Use ssh-copy-id to setup login
Use ssh-copy-id
to create an automatic login for the trisul
user. THis will be used by rsync to transfer data to the backupsite.
On Primary :
ssh-copy-id trisul@backup-ip-address
On Backup :
ssh-copy-id trisul@primary
At this point , both sides should be able to login to each other without a password.
17.1.3 Configure the primary site replication
On the primary site run the install-replication-primary.sh
script to create the replication service.

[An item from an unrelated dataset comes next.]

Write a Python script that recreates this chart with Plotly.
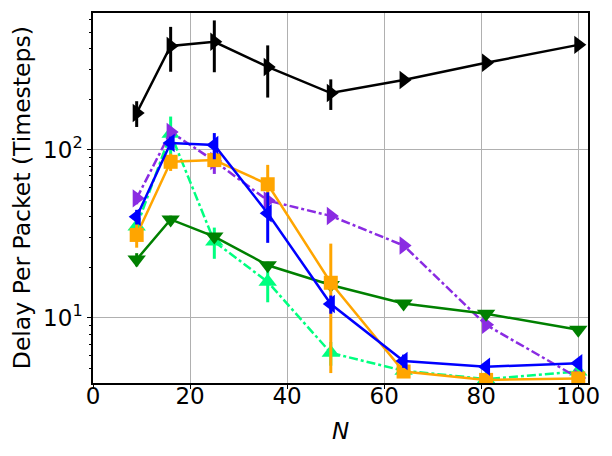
import plotly.graph_objects as go

# data
N = [9, 16, 25, 36, 49, 64, 81, 100]

black = [166, 416, 440, 312, 218, 261, 330, 422]
black_err = [29, 124, 150, 107, 45, 0, 0, 0]

blue = [40, 110, 107, 42, 12.1, 5.55, 5.13, 5.37]
blue_err = [4, 10, 19, 14, 1.5, 0.5, 0.2, 0.3]

orange = [31.2, 85, 87, 62.5, 16.2, 4.8, 4.28, 4.37]
orange_err = [5, 10, 6, 19, 11.5, 0.4, 0.1, 0.1]

green = [22.3, 38.6, 30.5, 20.6, 15.7, 12.2, 10.6, 8.5]
green_err = [2, 2, 1.5, 1, 1, 0.4, 0.3, 0.3]

spring = [35, 125, 28.5, 16.4, 6.2, 4.85, 4.33, 4.8]
spring_err = [3, 33, 6, 4, 1, 0.2, 0.1, 0.2]

purple = [51.5, 128, 86, 50, 40.5, 27, 9.1, 4.4]
purple_err = [4, 6, 14, 2, 2, 1, 0.3, 0.2]

series = [
    (black, black_err, "black", "triangle-right", "solid"),
    (spring, spring_err, "springgreen", "triangle-up", "dashdot"),
    (purple, purple_err, "blueviolet", "triangle-right", "dashdot"),
    (green, green_err, "green", "triangle-down", "solid"),
    (orange, orange_err, "orange", "square", "solid"),
    (blue, blue_err, "blue", "triangle-left", "solid"),
]

fig = go.Figure()
for y, err, col, sym, dash in series:
    fig.add_trace(go.Scatter(
        x=N, y=y, mode="lines+markers",
        line=dict(color=col, width=2.5, dash=dash),
        marker=dict(color=col, symbol=sym, size=16 if sym != "square" else 14),
        error_y=dict(type="data", array=err, color=col, thickness=3, width=0),
        showlegend=False,
    ))

minor_vals = [5, 6, 7, 8, 9, 20, 30, 40, 50, 60, 70, 80, 90, 200, 300, 400, 500, 600]

fig.update_layout(
    width=612, height=456,
    margin=dict(l=93, r=24, t=13, b=73),
    paper_bgcolor="white", plot_bgcolor="white",
    font=dict(family="DejaVu Sans", size=23, color="black"),
)
fig.update_xaxes(
    range=[0, 102], tickvals=[0, 20, 40, 60, 80, 100],
    showgrid=True, gridcolor="#b0b0b0", gridwidth=1,
    showline=True, linecolor="black", linewidth=1.5, mirror=True,
    ticks="outside", ticklen=4, tickcolor="black",
    tickfont=dict(size=23), ticklabelstandoff=-12,
    title=dict(text="<i>N</i>", font=dict(size=23)),
    zeroline=False, automargin=False,
)
fig.update_yaxes(
    type="log", range=[0.613, 2.815],
    tickvals=[10, 100], ticktext=["10<sup>1</sup>", "10<sup>2</sup>"],
    showgrid=True, gridcolor="#b0b0b0", gridwidth=1,
    showline=True, linecolor="black", linewidth=1.5, mirror=True,
    ticks="outside", ticklen=4, tickcolor="black",
    tickfont=dict(size=23),
    minor=dict(tickvals=minor_vals, ticks="outside", ticklen=2.5, tickcolor="black", showgrid=False),
    zeroline=False, automargin=False,
)
fig.add_annotation(
    text="Delay Per Packet (Timesteps)", textangle=-90,
    xref="paper", yref="paper", x=-0.143, y=0.5,
    xanchor="center", yanchor="middle", showarrow=False,
    font=dict(size=23.5),
)

fig.write_html("out.html", config={"displayModeBar": False},
               post_script="document.body.style.margin='0';")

root@Ubuntu:/usr/local/share/trisul-hub# ./install-replication-primary.sh
Configuring this node as a PRIMARY site in a PRIMARY-BACKUP (DR-DC) configuration
You will be asked a series of questions. Hit ENTER to accept defaults
Enter username (default trisul) :
Enter domain (default domain0) :
Enter hub (default hub0) :
Enter context (default context0) :
Enter IP of BACKUP site hub : 192.168.2.141
Thanks ! Configuring scripts for replication, now testing connection
--------------------------------------------------------------------
PING 192.168.2.141 (192.168.2.141) 56(84) bytes of data.

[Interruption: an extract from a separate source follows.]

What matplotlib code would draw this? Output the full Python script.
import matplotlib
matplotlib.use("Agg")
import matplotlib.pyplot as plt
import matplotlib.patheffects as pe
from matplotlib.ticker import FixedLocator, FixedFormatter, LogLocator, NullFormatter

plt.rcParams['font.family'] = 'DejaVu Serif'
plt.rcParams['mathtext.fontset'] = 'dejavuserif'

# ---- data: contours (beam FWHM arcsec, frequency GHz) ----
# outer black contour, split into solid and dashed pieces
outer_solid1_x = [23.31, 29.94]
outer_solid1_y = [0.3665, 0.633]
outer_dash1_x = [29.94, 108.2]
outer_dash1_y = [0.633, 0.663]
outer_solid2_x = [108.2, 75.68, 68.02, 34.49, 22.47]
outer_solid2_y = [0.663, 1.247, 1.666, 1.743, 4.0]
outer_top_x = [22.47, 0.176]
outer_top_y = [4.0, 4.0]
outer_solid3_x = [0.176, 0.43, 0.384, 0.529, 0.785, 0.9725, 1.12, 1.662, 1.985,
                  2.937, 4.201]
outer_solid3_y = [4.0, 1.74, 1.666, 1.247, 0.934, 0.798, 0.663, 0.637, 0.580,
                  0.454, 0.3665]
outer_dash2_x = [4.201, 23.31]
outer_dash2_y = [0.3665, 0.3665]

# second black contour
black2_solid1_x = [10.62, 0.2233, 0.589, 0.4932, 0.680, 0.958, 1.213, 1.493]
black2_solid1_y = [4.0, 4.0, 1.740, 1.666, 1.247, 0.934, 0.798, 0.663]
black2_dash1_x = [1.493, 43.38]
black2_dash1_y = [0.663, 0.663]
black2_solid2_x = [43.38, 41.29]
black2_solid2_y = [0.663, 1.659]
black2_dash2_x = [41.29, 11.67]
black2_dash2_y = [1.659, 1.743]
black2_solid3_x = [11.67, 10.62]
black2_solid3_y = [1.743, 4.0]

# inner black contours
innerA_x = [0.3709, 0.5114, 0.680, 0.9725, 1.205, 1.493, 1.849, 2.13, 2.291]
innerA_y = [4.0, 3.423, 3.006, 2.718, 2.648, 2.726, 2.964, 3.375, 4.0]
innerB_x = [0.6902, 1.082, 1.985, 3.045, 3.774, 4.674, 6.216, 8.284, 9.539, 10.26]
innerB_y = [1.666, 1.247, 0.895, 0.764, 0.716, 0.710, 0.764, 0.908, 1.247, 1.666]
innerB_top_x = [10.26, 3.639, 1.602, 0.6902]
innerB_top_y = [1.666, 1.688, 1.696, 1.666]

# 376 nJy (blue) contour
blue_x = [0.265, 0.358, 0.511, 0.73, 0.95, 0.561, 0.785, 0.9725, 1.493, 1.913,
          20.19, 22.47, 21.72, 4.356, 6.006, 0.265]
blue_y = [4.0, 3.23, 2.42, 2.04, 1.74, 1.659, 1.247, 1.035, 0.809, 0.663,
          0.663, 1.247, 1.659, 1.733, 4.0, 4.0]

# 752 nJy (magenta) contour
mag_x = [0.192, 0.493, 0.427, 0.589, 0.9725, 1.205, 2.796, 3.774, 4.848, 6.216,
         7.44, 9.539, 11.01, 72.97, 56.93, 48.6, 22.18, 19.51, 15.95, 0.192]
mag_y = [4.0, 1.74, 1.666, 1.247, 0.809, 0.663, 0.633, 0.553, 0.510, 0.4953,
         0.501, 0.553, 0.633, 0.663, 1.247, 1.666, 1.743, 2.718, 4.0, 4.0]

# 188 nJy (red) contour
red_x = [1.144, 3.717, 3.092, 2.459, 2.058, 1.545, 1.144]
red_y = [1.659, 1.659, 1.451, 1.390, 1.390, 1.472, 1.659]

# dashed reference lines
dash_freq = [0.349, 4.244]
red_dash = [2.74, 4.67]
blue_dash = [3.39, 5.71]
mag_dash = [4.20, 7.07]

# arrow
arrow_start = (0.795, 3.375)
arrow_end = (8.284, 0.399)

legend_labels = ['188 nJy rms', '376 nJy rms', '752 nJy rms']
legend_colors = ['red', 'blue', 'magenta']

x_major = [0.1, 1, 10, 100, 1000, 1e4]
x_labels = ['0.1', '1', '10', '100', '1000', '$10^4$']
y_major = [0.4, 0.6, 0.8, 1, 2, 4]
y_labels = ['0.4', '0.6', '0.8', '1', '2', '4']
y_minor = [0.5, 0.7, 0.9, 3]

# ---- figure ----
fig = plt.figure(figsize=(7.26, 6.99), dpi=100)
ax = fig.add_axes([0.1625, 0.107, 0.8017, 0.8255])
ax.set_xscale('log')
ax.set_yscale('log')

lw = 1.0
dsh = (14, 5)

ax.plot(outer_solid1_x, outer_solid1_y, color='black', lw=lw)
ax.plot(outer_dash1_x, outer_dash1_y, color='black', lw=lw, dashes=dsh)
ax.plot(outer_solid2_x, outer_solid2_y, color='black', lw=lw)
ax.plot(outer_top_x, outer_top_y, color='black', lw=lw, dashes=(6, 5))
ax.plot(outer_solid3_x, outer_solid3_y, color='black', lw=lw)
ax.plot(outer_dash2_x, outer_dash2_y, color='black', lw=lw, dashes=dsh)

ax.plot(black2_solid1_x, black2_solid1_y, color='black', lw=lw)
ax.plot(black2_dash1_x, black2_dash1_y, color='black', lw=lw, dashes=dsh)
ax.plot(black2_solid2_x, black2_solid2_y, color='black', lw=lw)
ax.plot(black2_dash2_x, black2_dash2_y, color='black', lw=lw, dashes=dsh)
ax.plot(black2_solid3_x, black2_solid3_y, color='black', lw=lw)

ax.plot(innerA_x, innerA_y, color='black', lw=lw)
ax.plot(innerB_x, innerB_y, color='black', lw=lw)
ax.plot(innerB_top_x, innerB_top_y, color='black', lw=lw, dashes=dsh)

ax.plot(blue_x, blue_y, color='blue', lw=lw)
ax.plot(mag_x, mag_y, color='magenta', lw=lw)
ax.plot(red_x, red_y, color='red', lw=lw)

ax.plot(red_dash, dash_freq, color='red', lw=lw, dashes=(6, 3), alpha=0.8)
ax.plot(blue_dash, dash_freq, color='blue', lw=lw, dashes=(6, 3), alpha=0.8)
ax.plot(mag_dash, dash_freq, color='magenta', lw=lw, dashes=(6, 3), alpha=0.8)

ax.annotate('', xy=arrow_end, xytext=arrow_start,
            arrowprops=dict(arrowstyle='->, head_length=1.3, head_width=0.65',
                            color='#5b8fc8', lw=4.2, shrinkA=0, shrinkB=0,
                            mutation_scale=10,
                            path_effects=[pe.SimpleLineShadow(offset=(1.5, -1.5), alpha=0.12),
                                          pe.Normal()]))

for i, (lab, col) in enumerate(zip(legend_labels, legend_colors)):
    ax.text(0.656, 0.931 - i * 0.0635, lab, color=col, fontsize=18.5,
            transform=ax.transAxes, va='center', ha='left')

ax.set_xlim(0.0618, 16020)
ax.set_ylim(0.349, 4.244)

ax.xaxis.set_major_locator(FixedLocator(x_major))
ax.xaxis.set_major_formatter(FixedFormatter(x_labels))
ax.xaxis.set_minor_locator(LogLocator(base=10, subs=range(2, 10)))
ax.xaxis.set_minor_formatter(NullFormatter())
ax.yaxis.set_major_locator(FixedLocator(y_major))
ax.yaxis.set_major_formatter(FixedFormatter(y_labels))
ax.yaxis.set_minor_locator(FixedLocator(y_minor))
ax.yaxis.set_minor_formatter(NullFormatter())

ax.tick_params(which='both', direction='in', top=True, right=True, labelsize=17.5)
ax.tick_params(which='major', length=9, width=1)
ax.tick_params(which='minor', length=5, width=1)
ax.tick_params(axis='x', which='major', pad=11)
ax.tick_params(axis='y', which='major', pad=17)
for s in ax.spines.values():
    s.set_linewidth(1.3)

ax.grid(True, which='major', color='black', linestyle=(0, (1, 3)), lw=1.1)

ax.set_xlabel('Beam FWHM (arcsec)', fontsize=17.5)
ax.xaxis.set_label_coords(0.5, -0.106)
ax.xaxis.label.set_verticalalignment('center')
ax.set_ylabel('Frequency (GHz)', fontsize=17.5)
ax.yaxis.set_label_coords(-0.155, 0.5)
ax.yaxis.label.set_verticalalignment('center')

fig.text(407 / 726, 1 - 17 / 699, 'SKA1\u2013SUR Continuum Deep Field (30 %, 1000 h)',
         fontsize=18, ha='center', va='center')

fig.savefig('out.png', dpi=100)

64 bytes from 192.168.2.141: icmp_seq=1 ttl=64 time=0.197 ms
--- 192.168.2.141 ping statistics ---
1 packets transmitted, 1 received, 0% packet loss, time 0ms
rtt min/avg/max/mdev = 0.197/0.197/0.197/0.000 ms
* Creating configuration file /usr/local/etc/trisul-hub/domain0/hub0/context0/DCDRReplicationSettings.conf
* Checking rsync user home directory for RSYNC
* Installing systemd services into trisul-hub-replicator.service
* systemctl daemon-reload
* Use [systemctl enable trisul-hub-replicator] to enable on reboot
* Login as trisul on this site and run [ssh-copy-id trisul@192.168.2.141] to create automatic login for RSYNC
* Customize in config file /usr/local/etc/trisul-hub/domain0/hub0/context0/DCDRReplicationSettings.conf
Further customization for PRI-BAK replication
Further customization can be done by editing the DCDRReplicationSettings.conf
file shown above.
17.1.4 Configure the backup node health check
The backup node service performs a health check on pre-defined IP addresses in the primary site. If ALL the IPs are unrechable for a predefinied period of time [default 7 minutes], the service declares the PRIMARY site to be down. Then starts the Trisul Probe Processes on the backup site and the service stops.
Use install-replication-backup.sh to configure the backup node.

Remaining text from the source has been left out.